### What is expected
Please copy the lines below exactly, from the first one through the line showing "(pi) at (405.5,116.5)".

___ Records for this exercise ___

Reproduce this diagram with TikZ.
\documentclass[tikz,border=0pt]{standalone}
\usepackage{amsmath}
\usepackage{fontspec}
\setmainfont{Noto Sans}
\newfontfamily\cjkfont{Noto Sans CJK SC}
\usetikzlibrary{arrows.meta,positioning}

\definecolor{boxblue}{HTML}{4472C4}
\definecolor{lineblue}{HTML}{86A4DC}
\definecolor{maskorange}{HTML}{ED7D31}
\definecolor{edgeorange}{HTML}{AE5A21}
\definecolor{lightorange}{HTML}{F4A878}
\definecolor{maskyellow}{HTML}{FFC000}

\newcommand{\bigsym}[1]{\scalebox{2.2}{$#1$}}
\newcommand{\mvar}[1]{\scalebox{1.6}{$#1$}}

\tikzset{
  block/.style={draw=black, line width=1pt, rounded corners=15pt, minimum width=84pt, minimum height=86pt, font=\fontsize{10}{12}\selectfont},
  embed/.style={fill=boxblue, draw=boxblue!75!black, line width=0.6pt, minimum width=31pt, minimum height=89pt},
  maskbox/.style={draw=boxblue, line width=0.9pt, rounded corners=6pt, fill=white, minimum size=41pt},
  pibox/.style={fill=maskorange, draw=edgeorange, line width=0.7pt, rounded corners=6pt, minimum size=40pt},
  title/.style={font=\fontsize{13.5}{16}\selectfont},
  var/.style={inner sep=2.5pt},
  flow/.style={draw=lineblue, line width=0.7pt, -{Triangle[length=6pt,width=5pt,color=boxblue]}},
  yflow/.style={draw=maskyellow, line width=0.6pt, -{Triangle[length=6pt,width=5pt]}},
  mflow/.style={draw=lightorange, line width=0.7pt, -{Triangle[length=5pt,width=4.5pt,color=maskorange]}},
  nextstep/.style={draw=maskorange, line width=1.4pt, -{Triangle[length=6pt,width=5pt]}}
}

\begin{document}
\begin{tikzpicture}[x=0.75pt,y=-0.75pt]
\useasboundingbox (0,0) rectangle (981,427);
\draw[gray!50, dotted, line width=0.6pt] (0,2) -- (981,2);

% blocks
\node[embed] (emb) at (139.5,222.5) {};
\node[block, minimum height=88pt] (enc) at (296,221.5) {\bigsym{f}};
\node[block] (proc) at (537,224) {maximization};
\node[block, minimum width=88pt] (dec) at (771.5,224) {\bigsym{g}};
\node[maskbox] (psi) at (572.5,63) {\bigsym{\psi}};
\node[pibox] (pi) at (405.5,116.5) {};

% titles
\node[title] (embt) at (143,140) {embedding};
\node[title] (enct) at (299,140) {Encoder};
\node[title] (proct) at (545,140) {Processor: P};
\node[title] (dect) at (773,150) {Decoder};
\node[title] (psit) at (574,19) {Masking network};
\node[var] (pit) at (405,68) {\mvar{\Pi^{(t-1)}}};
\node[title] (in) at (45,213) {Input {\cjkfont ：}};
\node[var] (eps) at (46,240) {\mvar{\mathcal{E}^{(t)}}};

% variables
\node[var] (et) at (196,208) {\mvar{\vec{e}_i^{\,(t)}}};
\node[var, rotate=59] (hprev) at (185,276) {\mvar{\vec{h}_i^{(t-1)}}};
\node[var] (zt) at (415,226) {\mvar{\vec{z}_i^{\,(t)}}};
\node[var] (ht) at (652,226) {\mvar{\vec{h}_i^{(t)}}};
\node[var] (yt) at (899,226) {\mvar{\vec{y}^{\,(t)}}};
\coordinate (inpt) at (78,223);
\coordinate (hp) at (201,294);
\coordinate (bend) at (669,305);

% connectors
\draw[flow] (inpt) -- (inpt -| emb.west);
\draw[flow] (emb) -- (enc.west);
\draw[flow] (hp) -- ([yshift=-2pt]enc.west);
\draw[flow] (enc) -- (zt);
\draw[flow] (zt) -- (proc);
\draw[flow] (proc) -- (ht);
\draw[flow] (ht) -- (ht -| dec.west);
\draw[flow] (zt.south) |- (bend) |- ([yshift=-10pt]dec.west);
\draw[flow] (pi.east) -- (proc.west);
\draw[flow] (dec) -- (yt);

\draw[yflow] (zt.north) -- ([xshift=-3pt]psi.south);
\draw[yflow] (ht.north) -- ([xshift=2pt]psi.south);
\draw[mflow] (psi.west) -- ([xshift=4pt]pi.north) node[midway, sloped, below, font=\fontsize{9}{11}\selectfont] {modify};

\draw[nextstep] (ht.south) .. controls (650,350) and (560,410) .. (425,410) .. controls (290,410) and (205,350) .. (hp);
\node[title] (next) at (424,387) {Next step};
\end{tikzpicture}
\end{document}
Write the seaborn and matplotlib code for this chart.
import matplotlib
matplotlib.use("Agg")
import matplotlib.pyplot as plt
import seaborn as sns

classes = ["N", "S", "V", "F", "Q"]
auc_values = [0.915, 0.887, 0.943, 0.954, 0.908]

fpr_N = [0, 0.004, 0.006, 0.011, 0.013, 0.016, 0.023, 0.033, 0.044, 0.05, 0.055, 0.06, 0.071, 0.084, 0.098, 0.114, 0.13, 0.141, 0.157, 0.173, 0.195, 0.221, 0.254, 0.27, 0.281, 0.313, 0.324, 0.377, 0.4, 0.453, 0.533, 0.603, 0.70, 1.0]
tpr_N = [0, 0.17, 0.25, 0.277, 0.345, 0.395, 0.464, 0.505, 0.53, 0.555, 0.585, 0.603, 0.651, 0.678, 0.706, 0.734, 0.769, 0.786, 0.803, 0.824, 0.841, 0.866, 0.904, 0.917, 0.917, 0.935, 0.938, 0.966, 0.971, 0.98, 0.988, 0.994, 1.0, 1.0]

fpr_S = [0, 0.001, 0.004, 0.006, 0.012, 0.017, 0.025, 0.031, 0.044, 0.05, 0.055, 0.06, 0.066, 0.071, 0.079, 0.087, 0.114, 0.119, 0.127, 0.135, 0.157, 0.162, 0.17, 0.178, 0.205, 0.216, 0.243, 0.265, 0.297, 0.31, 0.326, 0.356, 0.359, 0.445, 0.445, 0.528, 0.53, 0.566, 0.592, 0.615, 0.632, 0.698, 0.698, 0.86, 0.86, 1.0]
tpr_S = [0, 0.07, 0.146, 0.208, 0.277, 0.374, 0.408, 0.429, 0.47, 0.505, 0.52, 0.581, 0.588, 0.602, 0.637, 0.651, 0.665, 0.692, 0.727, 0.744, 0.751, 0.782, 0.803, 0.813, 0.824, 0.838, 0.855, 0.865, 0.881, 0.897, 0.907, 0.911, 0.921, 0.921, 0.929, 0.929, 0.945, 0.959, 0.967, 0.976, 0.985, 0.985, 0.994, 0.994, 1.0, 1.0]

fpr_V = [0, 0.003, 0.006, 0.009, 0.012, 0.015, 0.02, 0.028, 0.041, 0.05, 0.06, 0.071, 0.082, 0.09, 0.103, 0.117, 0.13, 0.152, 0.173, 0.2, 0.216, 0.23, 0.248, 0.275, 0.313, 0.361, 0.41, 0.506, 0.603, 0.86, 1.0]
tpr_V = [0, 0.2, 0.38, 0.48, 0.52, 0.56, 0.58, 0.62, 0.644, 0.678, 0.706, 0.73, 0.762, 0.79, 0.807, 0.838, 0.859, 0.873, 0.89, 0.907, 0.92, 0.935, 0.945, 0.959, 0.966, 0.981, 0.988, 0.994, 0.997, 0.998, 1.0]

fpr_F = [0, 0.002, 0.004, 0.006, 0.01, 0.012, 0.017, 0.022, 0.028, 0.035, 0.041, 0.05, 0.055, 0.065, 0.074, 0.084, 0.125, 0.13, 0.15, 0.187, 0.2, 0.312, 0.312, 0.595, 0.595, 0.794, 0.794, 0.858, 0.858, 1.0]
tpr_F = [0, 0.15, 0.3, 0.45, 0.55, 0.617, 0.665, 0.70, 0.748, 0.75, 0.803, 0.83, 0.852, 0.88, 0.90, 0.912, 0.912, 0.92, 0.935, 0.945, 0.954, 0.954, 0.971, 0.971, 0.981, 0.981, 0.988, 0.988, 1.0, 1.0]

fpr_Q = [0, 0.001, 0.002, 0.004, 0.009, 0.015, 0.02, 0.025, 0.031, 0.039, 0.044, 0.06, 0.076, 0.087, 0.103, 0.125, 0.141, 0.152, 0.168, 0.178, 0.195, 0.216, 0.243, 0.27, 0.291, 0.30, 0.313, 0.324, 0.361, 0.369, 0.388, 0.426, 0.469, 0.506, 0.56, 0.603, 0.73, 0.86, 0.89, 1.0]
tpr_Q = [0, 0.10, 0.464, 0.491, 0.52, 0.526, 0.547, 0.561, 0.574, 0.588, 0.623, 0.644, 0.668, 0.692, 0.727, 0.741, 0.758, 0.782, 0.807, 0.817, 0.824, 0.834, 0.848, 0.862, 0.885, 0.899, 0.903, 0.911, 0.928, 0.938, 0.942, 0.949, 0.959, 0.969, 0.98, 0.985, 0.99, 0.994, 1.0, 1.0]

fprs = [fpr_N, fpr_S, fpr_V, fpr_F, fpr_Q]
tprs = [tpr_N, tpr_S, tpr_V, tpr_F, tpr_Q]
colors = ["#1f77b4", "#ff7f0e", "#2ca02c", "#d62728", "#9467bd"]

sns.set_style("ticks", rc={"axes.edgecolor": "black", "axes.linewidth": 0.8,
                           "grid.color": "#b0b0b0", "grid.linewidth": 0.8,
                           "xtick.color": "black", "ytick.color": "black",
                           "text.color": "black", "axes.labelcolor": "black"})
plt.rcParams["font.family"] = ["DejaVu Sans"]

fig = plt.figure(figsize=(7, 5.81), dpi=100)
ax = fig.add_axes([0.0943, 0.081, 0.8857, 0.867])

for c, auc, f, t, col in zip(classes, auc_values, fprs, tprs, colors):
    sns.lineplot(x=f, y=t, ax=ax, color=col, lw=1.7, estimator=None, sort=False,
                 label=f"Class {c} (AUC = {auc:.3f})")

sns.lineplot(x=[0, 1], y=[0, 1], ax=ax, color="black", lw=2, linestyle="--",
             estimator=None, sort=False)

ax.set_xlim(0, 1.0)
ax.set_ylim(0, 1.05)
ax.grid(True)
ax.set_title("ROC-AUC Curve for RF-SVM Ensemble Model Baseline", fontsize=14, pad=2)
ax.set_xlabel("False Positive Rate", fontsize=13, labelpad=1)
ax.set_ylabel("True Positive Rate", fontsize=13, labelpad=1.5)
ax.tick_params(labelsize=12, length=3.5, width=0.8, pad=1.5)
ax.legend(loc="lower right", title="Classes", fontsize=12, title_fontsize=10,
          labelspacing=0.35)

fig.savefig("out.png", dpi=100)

___

### Complete output
Reproduce this diagram with TikZ.
\documentclass[tikz,border=0pt]{standalone}
\usepackage{amsmath}
\usepackage{fontspec}
\setmainfont{Noto Sans}
\newfontfamily\cjkfont{Noto Sans CJK SC}
\usetikzlibrary{arrows.meta,positioning}

\definecolor{boxblue}{HTML}{4472C4}
\definecolor{lineblue}{HTML}{86A4DC}
\definecolor{maskorange}{HTML}{ED7D31}
\definecolor{edgeorange}{HTML}{AE5A21}
\definecolor{lightorange}{HTML}{F4A878}
\definecolor{maskyellow}{HTML}{FFC000}

\newcommand{\bigsym}[1]{\scalebox{2.2}{$#1$}}
\newcommand{\mvar}[1]{\scalebox{1.6}{$#1$}}

\tikzset{
  block/.style={draw=black, line width=1pt, rounded corners=15pt, minimum width=84pt, minimum height=86pt, font=\fontsize{10}{12}\selectfont},
  embed/.style={fill=boxblue, draw=boxblue!75!black, line width=0.6pt, minimum width=31pt, minimum height=89pt},
  maskbox/.style={draw=boxblue, line width=0.9pt, rounded corners=6pt, fill=white, minimum size=41pt},
  pibox/.style={fill=maskorange, draw=edgeorange, line width=0.7pt, rounded corners=6pt, minimum size=40pt},
  title/.style={font=\fontsize{13.5}{16}\selectfont},
  var/.style={inner sep=2.5pt},
  flow/.style={draw=lineblue, line width=0.7pt, -{Triangle[length=6pt,width=5pt,color=boxblue]}},
  yflow/.style={draw=maskyellow, line width=0.6pt, -{Triangle[length=6pt,width=5pt]}},
  mflow/.style={draw=lightorange, line width=0.7pt, -{Triangle[length=5pt,width=4.5pt,color=maskorange]}},
  nextstep/.style={draw=maskorange, line width=1.4pt, -{Triangle[length=6pt,width=5pt]}}
}

\begin{document}
\begin{tikzpicture}[x=0.75pt,y=-0.75pt]
\useasboundingbox (0,0) rectangle (981,427);
\draw[gray!50, dotted, line width=0.6pt] (0,2) -- (981,2);

% blocks
\node[embed] (emb) at (139.5,222.5) {};
\node[block, minimum height=88pt] (enc) at (296,221.5) {\bigsym{f}};
\node[block] (proc) at (537,224) {maximization};
\node[block, minimum width=88pt] (dec) at (771.5,224) {\bigsym{g}};
\node[maskbox] (psi) at (572.5,63) {\bigsym{\psi}};
\node[pibox] (pi) at (405.5,116.5) {};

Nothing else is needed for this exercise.